The 77-year-old Marko possesses a fearsome reputation, developed after ruthlessly promoting and axing young drivers as part of Red Bull’s involvement in Formula 1 over the past 20 years.
While he’s overseen the formative years of drivers like Ricciardo and Sebastian Vettel, he’s also effectively ended the careers for others like Christian Klien, Vitantonio Liuzzi, Jaime Alguersuari, and a host of others.
More latterly, he’s dumped and recalled Daniil Kvyat, only to again dump the Russian in favour of Yuki Tsunoda.
“Helmut has become a little softer in recent years,” Ricciardo told Motorsport-Total.com, admitting he was once fearful of speaking with the Austrian privately.
“Maybe it’s just maturity now, but I can also feel that he’s gotten a little nicer.”
Ricciardo benefited from Marko’s influence, making his F1 debut with HRT (nee Hispania Racing) courtesy of support from Red Bull, before joining Toro Rosso.
He was then promoted to the senior team following the retirement of Mark Webber at the end of 2013.
The West Australian native outshining team-mate Sebastian Vettel in their only season together in 2014.

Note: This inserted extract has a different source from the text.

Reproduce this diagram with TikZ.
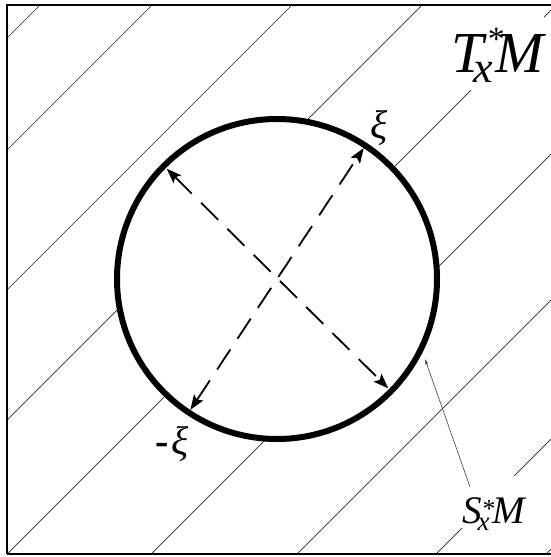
\documentclass[tikz,border=0pt]{standalone}
\usepackage{fontspec}
\setmainfont{Liberation Serif}
\usetikzlibrary{arrows.meta,calc}
\begin{document}
\begin{tikzpicture}[x=1pt,y=-1pt,
  hatch/.style={line width=0.7pt, black!85},
  frameline/.style={line width=2pt},
  rim/.style={circle, draw, line width=6pt, fill=white, minimum size=320pt, inner sep=0pt},
  dasharrow/.style={line width=1.8pt, dash pattern=on 24pt off 13pt,
     {Stealth[length=15pt,width=11pt,inset=3pt]}-{Stealth[length=15pt,width=11pt,inset=3pt]}},
  pointer/.style={line width=0.6pt, black!75, -{Stealth[length=6pt,width=3pt]}},
  lbl/.style={inner sep=0pt, fill=white}]
\useasboundingbox (0,0) rectangle (551,557);
% hatching
\begin{scope}
  \clip (7,5) rectangle (551,554);
  \foreach \c in {45,157,297,427,561,705,851,990,1100}
    \draw[hatch] (\c-700,700) -- (\c+100,-100);
\end{scope}
% frame (right side lies outside the picture)
\draw[frameline] (551,5) -- (7,5) -- (7,554);
\draw[line width=1.5pt] (7,554) -- (551,554);
% sphere
\node[rim] (S) at (277,279) {};
\coordinate (xi)  at ($(S.center)+(-56.5:157)$);
\coordinate (mxi) at ($(S.center)+(123.5:157)$);
\coordinate (ul)  at ($(S.center)+(-135:156)$);
\coordinate (lr)  at ($(S.center)+(44.5:156)$);
\draw[dasharrow] (mxi) -- (xi);
\draw[dasharrow] (ul) -- (lr);
% labels
\node[lbl, anchor=base west, text height=59pt, text depth=18pt] (TM) at (451,72)
  {\fontsize{58}{58}\selectfont\itshape T\kern-10pt\raisebox{-10pt}{\fontsize{44}{44}\selectfont x}\kern-5pt\raisebox{22pt}{\fontsize{34}{34}\selectfont\upshape *}\kern-9pt M};
\node[lbl, anchor=base west, text height=47pt, text depth=10pt] (SM) at (462,523)
  {\fontsize{39}{39}\selectfont\itshape S\kern-4pt\raisebox{-7pt}{\fontsize{27}{27}\selectfont x}\kern-7pt\raisebox{6pt}{\fontsize{26}{26}\selectfont\upshape *}\kern-3pt M};
\node[inner sep=0pt] (xil) at (379,128) {\fontsize{40}{40}\selectfont\itshape ξ};
\node[inner sep=0pt] (mxil) at (172,444) {\fontsize{40}{40}\selectfont{\bfseries -}\kern2pt\textit{ξ}};
% pointer to the sphere
\coordinate (ptail) at (470,487);
\coordinate (phead) at (425,359);
\draw[pointer] (ptail) -- (phead);
\end{tikzpicture}
\end{document}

Through that experience, Ricciardo suggested Marko’s approach, though at times brutal, was a positive one.
“You get 100 percent transparency and honesty,” the Australian reasoned.
“If you weren’t good, he’ll tell you so.
“You just have to be willing to accept some constructive criticism and not sometimes to take everything personally.
“He only says these things to get the best out of you,” he added.
“He says it because he cares and believes in you.
“If he is willing to give you this criticism, then in a certain way one should see it as a compliment. ”
A former driver, Marko twice won the 24 Hours of Le Mans for Porsche (in class in 1970, and outright in 1971).
His racing career ended when he was blinded in one eye during the 1972 French Grand Prix after a rock pierced his visor.
He remained involved in the sport, managing countryman Gerhard Berger and Karl Wendlinger before standing up his own Formula 3 and Formula 3000 operation in the late 1980s.
A decade later, it had morphed into the Red Bull Junior Team, whereupon Marko became a key figure in the drinks company’s driver development programme.